[BEGIN]

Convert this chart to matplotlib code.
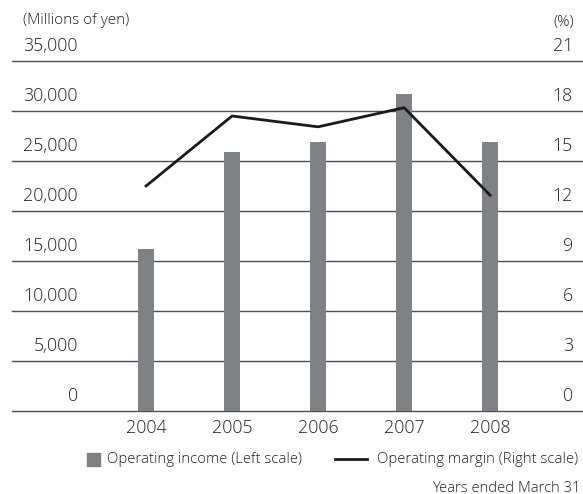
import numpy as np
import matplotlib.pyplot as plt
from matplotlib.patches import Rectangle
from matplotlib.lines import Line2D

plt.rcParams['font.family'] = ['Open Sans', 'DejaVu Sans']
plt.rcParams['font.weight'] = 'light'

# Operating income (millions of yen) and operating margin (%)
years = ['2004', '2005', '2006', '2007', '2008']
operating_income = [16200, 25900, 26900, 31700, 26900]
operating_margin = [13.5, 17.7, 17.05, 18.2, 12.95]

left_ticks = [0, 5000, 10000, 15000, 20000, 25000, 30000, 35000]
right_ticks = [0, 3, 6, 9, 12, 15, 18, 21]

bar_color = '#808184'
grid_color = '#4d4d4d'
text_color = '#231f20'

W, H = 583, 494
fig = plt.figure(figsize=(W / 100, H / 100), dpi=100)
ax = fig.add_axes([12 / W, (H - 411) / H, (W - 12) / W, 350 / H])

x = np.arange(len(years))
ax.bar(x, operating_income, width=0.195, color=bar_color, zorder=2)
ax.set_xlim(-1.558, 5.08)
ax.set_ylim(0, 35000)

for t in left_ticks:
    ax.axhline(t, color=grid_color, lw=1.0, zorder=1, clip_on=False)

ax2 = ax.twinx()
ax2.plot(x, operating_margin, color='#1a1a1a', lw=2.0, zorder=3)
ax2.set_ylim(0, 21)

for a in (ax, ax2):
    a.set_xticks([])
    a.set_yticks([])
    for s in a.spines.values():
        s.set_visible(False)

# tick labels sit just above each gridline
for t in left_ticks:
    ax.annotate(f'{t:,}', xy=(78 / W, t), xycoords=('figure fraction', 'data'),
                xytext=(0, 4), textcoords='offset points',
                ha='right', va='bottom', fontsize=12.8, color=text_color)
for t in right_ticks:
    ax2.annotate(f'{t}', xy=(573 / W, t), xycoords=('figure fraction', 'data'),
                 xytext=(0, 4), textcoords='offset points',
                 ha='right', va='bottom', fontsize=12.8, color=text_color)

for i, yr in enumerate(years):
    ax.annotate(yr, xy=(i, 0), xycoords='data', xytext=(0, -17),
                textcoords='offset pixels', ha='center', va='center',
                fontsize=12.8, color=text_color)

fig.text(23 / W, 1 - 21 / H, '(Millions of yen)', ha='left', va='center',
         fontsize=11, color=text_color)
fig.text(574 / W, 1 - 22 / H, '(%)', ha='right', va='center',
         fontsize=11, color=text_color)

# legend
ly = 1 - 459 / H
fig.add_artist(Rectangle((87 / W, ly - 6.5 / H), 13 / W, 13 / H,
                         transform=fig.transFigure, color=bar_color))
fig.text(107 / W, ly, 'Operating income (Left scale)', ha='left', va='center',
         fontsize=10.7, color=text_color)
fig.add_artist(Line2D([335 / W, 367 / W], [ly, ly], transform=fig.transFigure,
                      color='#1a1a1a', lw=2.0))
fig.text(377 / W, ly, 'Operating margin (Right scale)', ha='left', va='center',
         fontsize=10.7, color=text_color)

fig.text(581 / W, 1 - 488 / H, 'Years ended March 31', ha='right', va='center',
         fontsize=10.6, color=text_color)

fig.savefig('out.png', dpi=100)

[END]

[Goal]
Print, exactly as written, the lines above from the first one to the one containing "s.set_visible(False)". Leave out pictures.

[Written answer]
Convert this chart to matplotlib code.
import numpy as np
import matplotlib.pyplot as plt
from matplotlib.patches import Rectangle
from matplotlib.lines import Line2D

plt.rcParams['font.family'] = ['Open Sans', 'DejaVu Sans']
plt.rcParams['font.weight'] = 'light'

# Operating income (millions of yen) and operating margin (%)
years = ['2004', '2005', '2006', '2007', '2008']
operating_income = [16200, 25900, 26900, 31700, 26900]
operating_margin = [13.5, 17.7, 17.05, 18.2, 12.95]

left_ticks = [0, 5000, 10000, 15000, 20000, 25000, 30000, 35000]
right_ticks = [0, 3, 6, 9, 12, 15, 18, 21]

bar_color = '#808184'
grid_color = '#4d4d4d'
text_color = '#231f20'

W, H = 583, 494
fig = plt.figure(figsize=(W / 100, H / 100), dpi=100)
ax = fig.add_axes([12 / W, (H - 411) / H, (W - 12) / W, 350 / H])

x = np.arange(len(years))
ax.bar(x, operating_income, width=0.195, color=bar_color, zorder=2)
ax.set_xlim(-1.558, 5.08)
ax.set_ylim(0, 35000)

for t in left_ticks:
    ax.axhline(t, color=grid_color, lw=1.0, zorder=1, clip_on=False)

ax2 = ax.twinx()
ax2.plot(x, operating_margin, color='#1a1a1a', lw=2.0, zorder=3)
ax2.set_ylim(0, 21)

for a in (ax, ax2):
    a.set_xticks([])
    a.set_yticks([])
    for s in a.spines.values():
        s.set_visible(False)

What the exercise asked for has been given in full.